Live Review

Heloise & The Savoir Faire, Brooklyn Bowl

If there is any place where disco still is alive and strong, aside from roller rinks, it is bowling alleys.

If there is any place where disco still is alive and strong, aside from roller rinks, it is bowling alleys with their fair share of neon, retro furniture and trashiness. That’s why Williamsburg’s Brooklyn Bowl is the perfect venue to showcase Heloise & The Savoir Faire, whose flamboyant showmanship can easily steal attention from the lanes and whose stage act seems to be perfectly highlighted by the giant disco ball in the middle of the performance space.

Heloise & The Savoir Faire, the New York based band, best known for being one of the early signs to Elijah Woods’ Simian Records, is the type of band that must be seen live. Their music, which quickly transports you back to the ‘70s and ‘80s, is irresistible to which to dance, with cheeky lyrics about what it would be like in Disco Heaven and partying uptown, downtown and throughout Manhattan. The band’s stage act is simply unforgettable with keyboardist Joe “Juge” Shepard and Sara Sweet Rabidoux enacting elaborate choreographed dance moves and scenes, ranging from air guitar to lap-dances with Heloise.

The atmosphere is set with an opening performance by Massachusetts dance-punk troubadours The Bodega Girls, who fill out the stage with electronic beats, plenty of tambourines and a fair amount of shouting to rev up the crowd and spirited dancing with songs like ‘She’s Into Black Guys’, which pretty much explains themselves. Heloise enters the scene in a white toga and black tights, the lights turning her skin a Day-Glo orange, which fit the scene perfectly as she opens with the alcohol-infused lyrics of ‘Downtown’.

The band run through a number of their hits, including ‘Odyle’, which, along with the thumping disco beat, always pleases with air guitar dance moves and staged posing with Heloise, Juge and Rabidoux sometimes on top of each other. The classic moves, which are modeled almost exactly from their music video, showcase the band’s break-dancing and high-paced fun. Other songs are not played exactly verbatim. The extended dub intro to ‘Canadian Changs’ creates a near dream-state with the soft beats mixing with tales of chinchillas, gorillas and bananas before breaking into a pop-disco line that would make any of the Gibb brothers proud.
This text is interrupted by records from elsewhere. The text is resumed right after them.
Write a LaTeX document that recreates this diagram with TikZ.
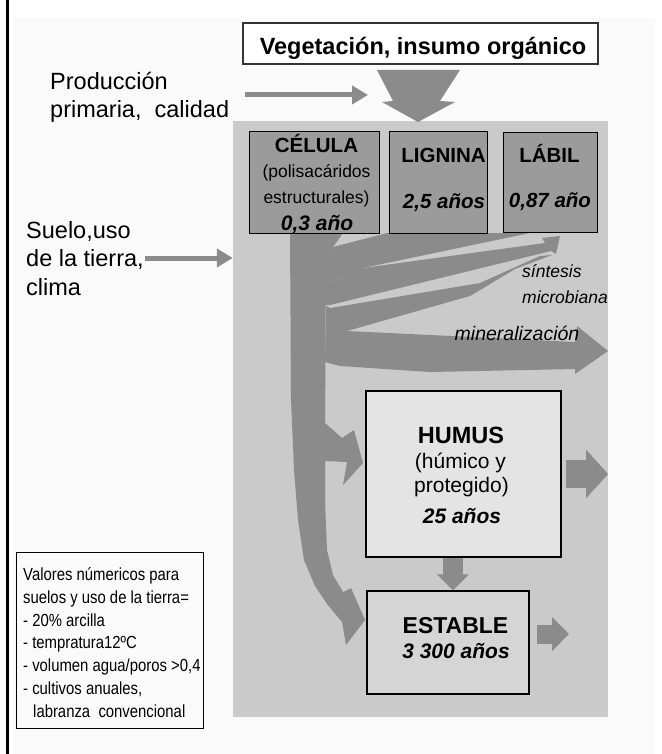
\documentclass[tikz,border=0pt]{standalone}
\usepackage{fontspec}
\setmainfont{Liberation Sans}
\newfontfamily\estrecha[FakeStretch=0.85]{Liberation Sans}
\usetikzlibrary{arrows.meta, positioning}

\definecolor{fondo}{HTML}{FAFAFA}
\definecolor{panelgris}{HTML}{CACACA}
\definecolor{cajagris}{HTML}{9B9B9B}
\definecolor{flujogris}{HTML}{8B8B8B}
\definecolor{humusgris}{HTML}{E4E4E4}
\definecolor{establegris}{HTML}{D5D5D5}

\newcommand{\letra}[1]{\fontsize{#1}{#1}\selectfont}

\tikzset{
  caja/.style={draw=black, line width=1pt, fill=cajagris, inner sep=0pt},
  flujo/.style={fill=flujogris},
  flecha/.style={draw=flujogris, line width=5pt, -{Triangle[length=16pt,width=18pt]}},
  txt/.style={inner sep=0pt, anchor=base},
  txtizq/.style={inner sep=0pt, anchor=base west},
}

\begin{document}
\begin{tikzpicture}[x=1pt, y=-1pt]
    \useasboundingbox (0,0) rectangle (661,754);
    % Fondo y borde izquierdo
    \fill[fondo] (13,18) rectangle (655,754);
    \fill[black] (6,0) rectangle (9,754);
    % Panel gris
    \node[fill=panelgris, inner sep=0pt, minimum width=375pt, minimum height=596pt] (panel) at (420.5,419) {};
    % Vegetación
    \node[draw=black!80, line width=1.2pt, fill=white, inner sep=0pt, minimum width=355pt, minimum height=41pt] (veg) at (420.5,43.5) {};
    \node[txt, font={\bfseries\letra{23.5}}] (vegtxt) at (423,55) {Vegetación, insumo orgánico};
    % Flecha gruesa de entrada
    \fill[flujo] (377,70) -- (460,70) -- (440,101) -- (455,102) -- (418,122) -- (382,102) -- (393,101) -- cycle;
    % Producción primaria
    \node[txtizq, font={\letra{23.5}}] (prod1) at (50,90) {Producción};
    \node[txtizq, font={\letra{23.5}}] (prod2) at (50,118) {primaria,\ \ calidad};
    \coordinate (prodini) at (245,95);
    \coordinate (prodfin) at (368,95);
    \draw[flecha] (prodini) -- (prodfin);
    % Suelo, clima
    \node[txtizq, font={\letra{23.5}}] (suelo1) at (26,238) {Suelo,uso};
    \node[txtizq, font={\letra{23.5}}] (suelo2) at (26,266) {de la tierra,};
    \node[txtizq, font={\letra{23.5}}] (suelo3) at (26,295) {clima};
    \coordinate (sueloini) at (145,258);
    \draw[flecha] (sueloini) -- (sueloini -| panel.west);

    % Tronco hacia ESTABLE
    \fill[flujo] (290,233) -- (343,233) -- (333,247) -- (326,262) -- (325,430) -- (325,500) -- (327,550) -- (333,575) -- (343,592) -- (351,588) -- (365,620) -- (346,645) -- (342,622) -- (327,604) -- (315,586) -- (304,560) -- (298,520) -- (294,470) -- (291,400) -- cycle;
    % Entrada de LIGNINA y LÁBIL
    \fill[flujo] (387,233) -- (530,233) -- (363,268) -- (326,284) -- (326,262) -- (333,247) -- cycle;
    % Síntesis microbiana
    \fill[flujo] (326,284) -- (363,268) -- (545,243) -- (542,238) -- (560,236) -- (556,254) -- (551,251) -- (330,305) -- (326,305) -- cycle;
    \fill[flujo] (326,306) -- (330,308) -- (480,283) -- (540,256) -- (552,255) -- (515,269) -- (470,296) -- (347,331) -- (326,331) -- cycle;
    % Mineralización
    \fill[flujo] (326,331) -- (347,331) -- (575,342) -- (577,326) -- (608,351) -- (575,374) -- (575,369) -- (430,372) -- (340,366) -- (325,362) -- cycle;
    % Hacia HUMUS
    \fill[flujo] (325,423) -- (342,438) -- (354,430) -- (363,463) -- (343,485) -- (347,462) -- (325,461) -- cycle;

    % Compartimentos
    \node[caja, minimum width=130pt, minimum height=101pt] (celula) at (314,182.5) {};
    \node[caja, minimum width=98pt, minimum height=101pt, right=9pt of celula] (lignina) {};
    \node[caja, minimum width=94pt, minimum height=99pt, right=15pt of lignina] (labil) {};
    \node[txt, font={\bfseries\letra{20.5}}] (celulatit) at (316.5,153) {CÉLULA};
    \node[txt, font={\letra{17.5}}] (celula1) at (316.5,178) {(polisacáridos};
    \node[txt, font={\letra{17.5}}] (celula2) at (316.5,203.5) {estructurales)};
    \node[txt, font={\bfseries\itshape\letra{21}}] (celulaedad) at (317,230.5) {0,3 año};
    \node[txt, font={\bfseries\letra{20.5}}] (ligninatit) at (443.5,163) {LIGNINA};
    \node[txt, font={\bfseries\itshape\letra{20.5}}] (ligninaedad) at (444,208) {2,5 años};
    \node[txt, font={\bfseries\letra{20.5}}] (labiltit) at (549.5,163) {LÁBIL};
    \node[txt, font={\bfseries\itshape\letra{20.5}}] (labiledad) at (550,207) {0,87 año};

    % Rótulos de los flujos
    \node[txtizq, font={\itshape\letra{17.5}}] (sintesis1) at (522,277) {síntesis};
    \node[txtizq, font={\itshape\letra{17.5}}] (sintesis2) at (522,303) {microbiana};
    \node[txt, font={\itshape\letra{19.5}}] (mineral) at (517,340) {mineralización};

    % HUMUS y ESTABLE
    \node[draw=black, line width=1.2pt, fill=humusgris, inner sep=0pt, minimum width=195pt, minimum height=166pt] (humus) at (463.5,474) {};
    \node[txt, font={\bfseries\letra{23.5}}] (humustit) at (461,443) {HUMUS};
    \node[txt, font={\letra{21}}] (humus1) at (460.5,468.5) {(húmico y};
    \node[txt, font={\letra{21}}] (humus2) at (461.5,492.5) {protegido)};
    \node[txt, font={\bfseries\itshape\letra{21}}] (humusedad) at (462,523) {25 años};
    \node[draw=black, line width=1.2pt, fill=establegris, inner sep=0pt, minimum width=162pt, minimum height=103pt] (estable) at (448,642.5) {};
    \node[txt, font={\bfseries\letra{23}}] (establetit) at (455.5,633) {ESTABLE};
    \node[txt, font={\bfseries\itshape\letra{21}}] (estableedad) at (456,658) {3 300 años};
    % Flechas de HUMUS y ESTABLE
    \draw[flecha, line width=20pt, -{Triangle[length=16pt,width=31pt]}] ([xshift=-10.5pt]humus.south) -- ([xshift=-10.5pt]humus.south |- estable.north);
    \draw[flecha, line width=28pt, -{Triangle[length=22pt,width=47pt]}] ([xshift=4pt]humus.east) -- (humus.east -| panel.east);
    \coordinate (estsal) at (569,634);
    \draw[flecha, line width=19pt, -{Triangle[length=17pt,width=33pt]}] ([xshift=7pt]estable.east |- estsal) -- (estsal);

    % Leyenda
    \node[draw=black, line width=1pt, fill=fondo, inner sep=0pt, minimum width=187pt, minimum height=176pt] (leyenda) at (109.5,640) {};
    \node[txtizq, font={\estrecha\letra{17.5}}] (ley1) at (23,580) {Valores númericos para};
    \node[txtizq, font={\estrecha\letra{17.5}}] (ley2) at (23,603) {suelos y uso de la tierra=};
    \node[txtizq, font={\estrecha\letra{17.5}}] (ley3) at (23,626) {- 20\% arcilla};
    \node[txtizq, font={\estrecha\letra{17.5}}] (ley4) at (23,648) {- tempratura12ºC};
    \node[txtizq, font={\estrecha\letra{17.5}}] (ley5) at (23,671) {- volumen agua/poros >0,4};
    \node[txtizq, font={\estrecha\letra{17.5}}] (ley6) at (23,694) {- cultivos anuales,};
    \node[txtizq, font={\estrecha\letra{17.5}}] (ley7) at (33,717) {labranza\ \ convencional};
\end{tikzpicture}
\end{document}
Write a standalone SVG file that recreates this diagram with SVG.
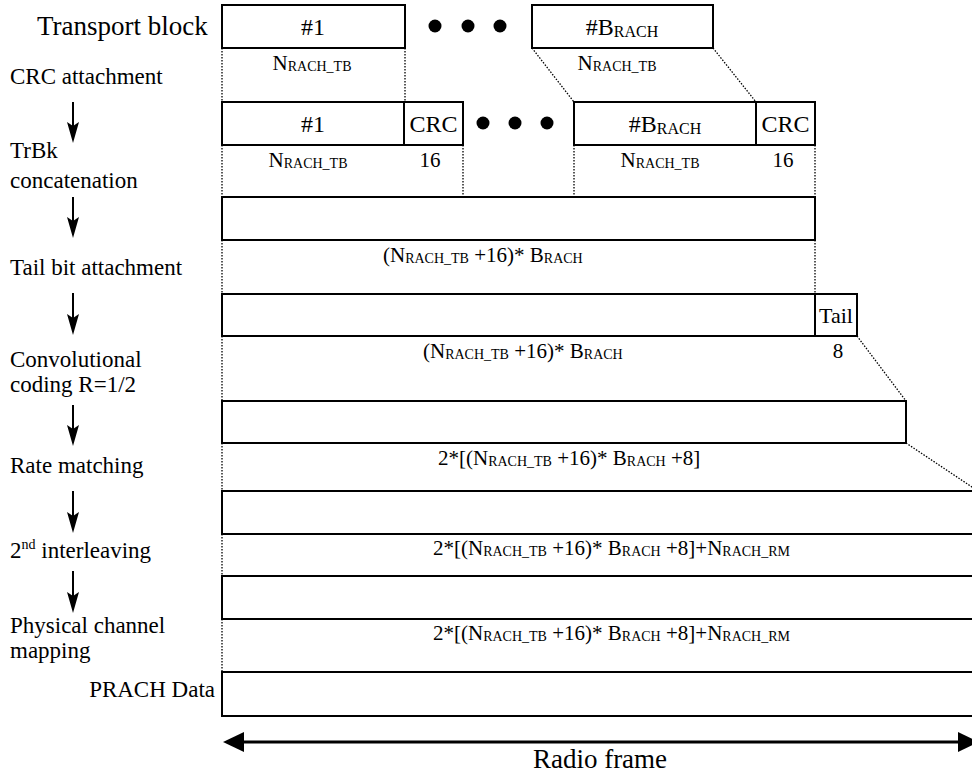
<svg xmlns="http://www.w3.org/2000/svg" width="972" height="774" viewBox="0 0 972 774" font-family="'Liberation Serif', 'DejaVu Serif', serif">
<defs>
<style>
text{font-family:'Liberation Serif','DejaVu Serif',serif;fill:#000}
.lbl{font-size:23px}
.big{font-size:27px}
.in{font-size:24px;text-anchor:middle}
.sm{font-size:21px}
.mid{text-anchor:middle}
.sub{font-size:14px}
.box{fill:#fff;stroke:#000;stroke-width:2}
.dot{fill:none;stroke:#000;stroke-width:1.3;stroke-dasharray:1.5 1.5}
.arr{stroke:#000;stroke-width:2;fill:none}
</style>
</defs>
<rect width="972" height="774" fill="#fff"/>

<g id="connectors">
<path class="dot" d="M222,48V102M405,48V102M532,48L574,102M713,48L756,102"/>
<path class="dot" d="M222,145V197M463,145V197M574,145V197M815,145V197"/>
<path class="dot" d="M222,240V294M815,240V294"/>
<path class="dot" d="M222,336V401M857,336L906,401"/>
<path class="dot" d="M222,443V491M906,443L978,491"/>
<path class="dot" d="M222,534V576M222,619V672"/>
<g id="step-arrows">
<path class="arr" d="M73,102V128M73,197V223M73,293V320M73,405V431M73,491V518M73,571V598"/>
<path d="M67,122L73,143L79,122L73,126ZM67,217L73,238L79,217L73,221ZM67,314L73,335L79,314L73,318ZM67,425L73,446L79,425L73,429ZM67,512L73,533L79,512L73,516ZM67,592L73,613L79,592L73,596Z" fill="#000"/>
</g>
<g id="radio-frame-arrow">
<line x1="240" y1="742" x2="962" y2="742" stroke="#000" stroke-width="3"/>
<path d="M223,742L244,732V752Z" fill="#000"/>
<path d="M979,742L958,732V752Z" fill="#000"/>
</g>
</g>

<g id="labels">
<text class="big" x="37" y="35">Transport block</text>
<text class="lbl" x="10" y="84">CRC attachment</text>
<text class="lbl" x="10" y="158">TrBk</text>
<text class="lbl" x="10" y="188">concatenation</text>
<text class="lbl" x="10" y="275">Tail bit attachment</text>
<text class="lbl" x="10" y="367">Convolutional</text>
<text class="lbl" x="10" y="392">coding R=1/2</text>
<text class="lbl" x="10" y="473">Rate matching</text>
<text class="lbl" x="10" y="558">2<tspan font-size="14px" dy="-9">nd</tspan><tspan dy="9"> interleaving</tspan></text>
<text class="lbl" x="10" y="633">Physical channel</text>
<text class="lbl" x="10" y="658">mapping</text>
<text class="lbl" x="215" y="697" text-anchor="end">PRACH Data</text>
<text class="big mid" x="600" y="768">Radio frame</text>
</g>

<g id="row-transport-block">
<rect class="box" x="222" y="5" width="183" height="43"/>
<text class="in" x="313" y="35">#1</text>
<rect class="box" x="532" y="5" width="181" height="43"/>
<text class="in" x="622" y="35">#B<tspan font-size="16px" dy="2">RACH</tspan></text>
<circle cx="435" cy="26" r="6.5"/>
<circle cx="468" cy="26" r="6.5"/>
<circle cx="500" cy="26" r="6.5"/>
<text class="sm mid" x="312" y="70">N<tspan class="sub" dy="1">RACH_TB</tspan></text>
<text class="sm mid" x="617" y="70">N<tspan class="sub" dy="1">RACH_TB</tspan></text>
</g>

<g id="row-crc">
<rect class="box" x="222" y="102" width="182" height="43"/>
<text class="in" x="313" y="132">#1</text>
<rect class="box" x="404" y="102" width="59" height="43"/>
<text class="in" x="433.5" y="132">CRC</text>
<circle cx="483" cy="123" r="6.5"/>
<circle cx="515" cy="123" r="6.5"/>
<circle cx="547" cy="123" r="6.5"/>
<rect class="box" x="574" y="102" width="182" height="43"/>
<text class="in" x="665" y="132">#B<tspan font-size="16px" dy="2">RACH</tspan></text>
<rect class="box" x="756" y="102" width="59" height="43"/>
<text class="in" x="785.5" y="132">CRC</text>
<text class="sm mid" x="308" y="167">N<tspan class="sub" dy="1">RACH_TB</tspan></text>
<text class="sm mid" x="430" y="167">16</text>
<text class="sm mid" x="660" y="167">N<tspan class="sub" dy="1">RACH_TB</tspan></text>
<text class="sm mid" x="783" y="167">16</text>
</g>

<g id="row-concatenation">
<rect class="box" x="222" y="197" width="593" height="43"/>
<text class="sm" x="383" y="262">(N<tspan class="sub" dy="1">RACH_TB</tspan><tspan dy="-1"> +16)* B</tspan><tspan class="sub" dy="1">RACH</tspan></text>
</g>

<g id="row-tail">
<rect class="box" x="222" y="294" width="593" height="42"/>
<rect class="box" x="815" y="294" width="42" height="42"/>
<text class="mid" x="836" y="323" font-size="22px">Tail</text>
<text class="sm" x="423" y="358">(N<tspan class="sub" dy="1">RACH_TB</tspan><tspan dy="-1"> +16)* B</tspan><tspan class="sub" dy="1">RACH</tspan></text>
<text class="sm mid" x="838" y="358">8</text>
</g>

<g id="row-coding">
<rect class="box" x="222" y="401" width="684" height="42"/>
<text class="sm" x="438" y="465">2*[(N<tspan class="sub" dy="1">RACH_TB</tspan><tspan dy="-1"> +16)* B</tspan><tspan class="sub" dy="1">RACH</tspan><tspan dy="-1"> +8]</tspan></text>
</g>

<g id="row-rate-matching">
<rect class="box" x="222" y="491" width="770" height="43"/>
<text class="sm" x="433" y="555">2*[(N<tspan class="sub" dy="1">RACH_TB</tspan><tspan dy="-1"> +16)* B</tspan><tspan class="sub" dy="1">RACH</tspan><tspan dy="-1"> +8]+N</tspan><tspan class="sub" dy="1">RACH_RM</tspan></text>
</g>

<g id="row-interleaving">
<rect class="box" x="222" y="576" width="770" height="43"/>
<text class="sm" x="433" y="640">2*[(N<tspan class="sub" dy="1">RACH_TB</tspan><tspan dy="-1"> +16)* B</tspan><tspan class="sub" dy="1">RACH</tspan><tspan dy="-1"> +8]+N</tspan><tspan class="sub" dy="1">RACH_RM</tspan></text>
</g>

<g id="row-prach-data">
<rect class="box" x="222" y="672" width="770" height="44"/>
</g>
</svg>
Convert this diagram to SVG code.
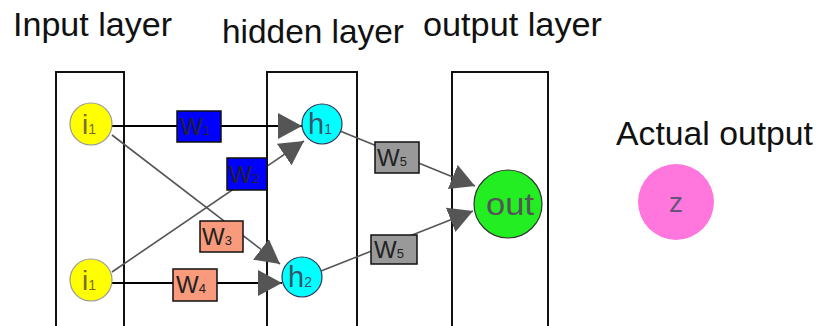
<svg xmlns="http://www.w3.org/2000/svg" width="817" height="326" viewBox="0 0 817 326">
<style>
.title{font-family:"Liberation Sans",Arial,sans-serif;font-size:33px;fill:#111}
.layer{fill:none;stroke:#111;stroke-width:2}
.blk{stroke:#000;stroke-width:2;fill:none}
.gry{stroke:#555;stroke-width:1.6;fill:none}
.wt{font-family:"Liberation Sans",Arial,sans-serif;font-size:24px;fill:#222}
.sub{font-size:13px}
.wbox{stroke:#111;stroke-width:1.5}
.blue{fill:#0000ff}
.sal{fill:#f99a7c}
.gray{fill:#999}
.nt{font-family:"Liberation Sans",Arial,sans-serif}
</style>
<defs>
<marker id="ah" markerUnits="userSpaceOnUse" markerWidth="24" markerHeight="26" refX="24" refY="13" orient="auto">
<path d="M0,0 L24,13 L0,26 z" fill="#555"/>
</marker>
</defs>
<rect width="817" height="326" fill="#fff"/>
<g id="titles">
<text class="title" x="13" y="36" textLength="159" lengthAdjust="spacingAndGlyphs">Input layer</text>
<text class="title" x="222" y="43" textLength="182" lengthAdjust="spacingAndGlyphs">hidden layer</text>
<text class="title" x="423" y="36" textLength="179" lengthAdjust="spacingAndGlyphs">output layer</text>
<text class="title" x="616" y="145" textLength="197" lengthAdjust="spacingAndGlyphs">Actual output</text>
</g>
<g id="layers">
<rect class="layer" x="56" y="72" width="68" height="270"/>
<rect class="layer" x="267" y="72" width="90" height="270"/>
<rect class="layer" x="452" y="72" width="96" height="270"/>
</g>
<g id="connectors">
<path class="blk" d="M112,126 L302,126" marker-end="url(#ah)"/>
<path class="gry" d="M112,135 L280,264" marker-end="url(#ah)"/>
<path class="gry" d="M112,272 L304,141" marker-end="url(#ah)"/>
<path class="blk" d="M112,283 L282,283" marker-end="url(#ah)"/>
<path class="gry" d="M340,131 L475,186" marker-end="url(#ah)"/>
<path class="gry" d="M321,271 L473,211" marker-end="url(#ah)"/>
</g>
<g id="w1"><rect class="wbox blue" x="177" y="111" width="44" height="31"/><text class="wt" x="180" y="135">W<tspan class="sub">1</tspan></text></g>
<g id="w2"><rect class="wbox blue" x="227" y="158" width="40" height="32"/><text class="wt" x="229" y="183">W<tspan class="sub">2</tspan></text></g>
<g id="w3"><rect class="wbox sal" x="200" y="221" width="43" height="31"/><text class="wt" x="202" y="245">W<tspan class="sub">3</tspan></text></g>
<g id="w4"><rect class="wbox sal" x="173" y="269" width="44" height="32"/><text class="wt" x="176" y="293">W<tspan class="sub">4</tspan></text></g>
<g id="w5a"><rect class="wbox gray" x="375" y="142" width="44" height="31"/><text class="wt" x="377" y="166">W<tspan class="sub">5</tspan></text></g>
<g id="w5b"><rect class="wbox gray" x="371" y="235" width="46" height="29"/><text class="wt" x="374" y="258">W<tspan class="sub">5</tspan></text></g>
<g id="i1a"><circle cx="91" cy="124" r="21" fill="#ffff00" stroke="#999" stroke-width="1.2"/><text class="nt" x="82" y="134" font-size="28" fill="#7a6a3a">i<tspan font-size="14">1</tspan></text></g>
<g id="i1b"><circle cx="91" cy="280" r="21" fill="#ffff00" stroke="#999" stroke-width="1.2"/><text class="nt" x="82" y="290" font-size="28" fill="#7a6a3a">i<tspan font-size="14">1</tspan></text></g>
<g id="h1"><circle cx="322" cy="124" r="20" fill="#00ffff" stroke="#335" stroke-width="1.2"/><text class="nt" x="308" y="134" font-size="29" fill="#3a5566">h<tspan font-size="14">1</tspan></text></g>
<g id="h2"><circle cx="302" cy="277" r="20" fill="#00ffff" stroke="#335" stroke-width="1.2"/><text class="nt" x="288" y="287" font-size="29" fill="#3a5566">h<tspan font-size="14">2</tspan></text></g>
<g id="out"><circle cx="508" cy="204" r="34" fill="#22ee22" stroke="#333" stroke-width="1.2"/><text class="nt" x="510" y="215" font-size="32" fill="#555" text-anchor="middle" textLength="48" lengthAdjust="spacingAndGlyphs">out</text></g>
<g id="z"><circle cx="676" cy="202" r="38" fill="#ff77dd"/><text class="nt" x="676" y="212" font-size="28" fill="#66557a" text-anchor="middle">z</text></g>
</svg>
The band introduce a number of new songs as well, with perhaps the intellectual, nay nerdiest, of the group being ‘Grendel’s Mother’, accompanied by faux medieval costume fighting by Rabidoux and Juge with staves. The experience, somewhere between the epic quality of opera and the bubble gum of the 1970s, leaves everyone in the bowling alley wishing their bowling balls were disco balls and their bowling shoes, roller skates.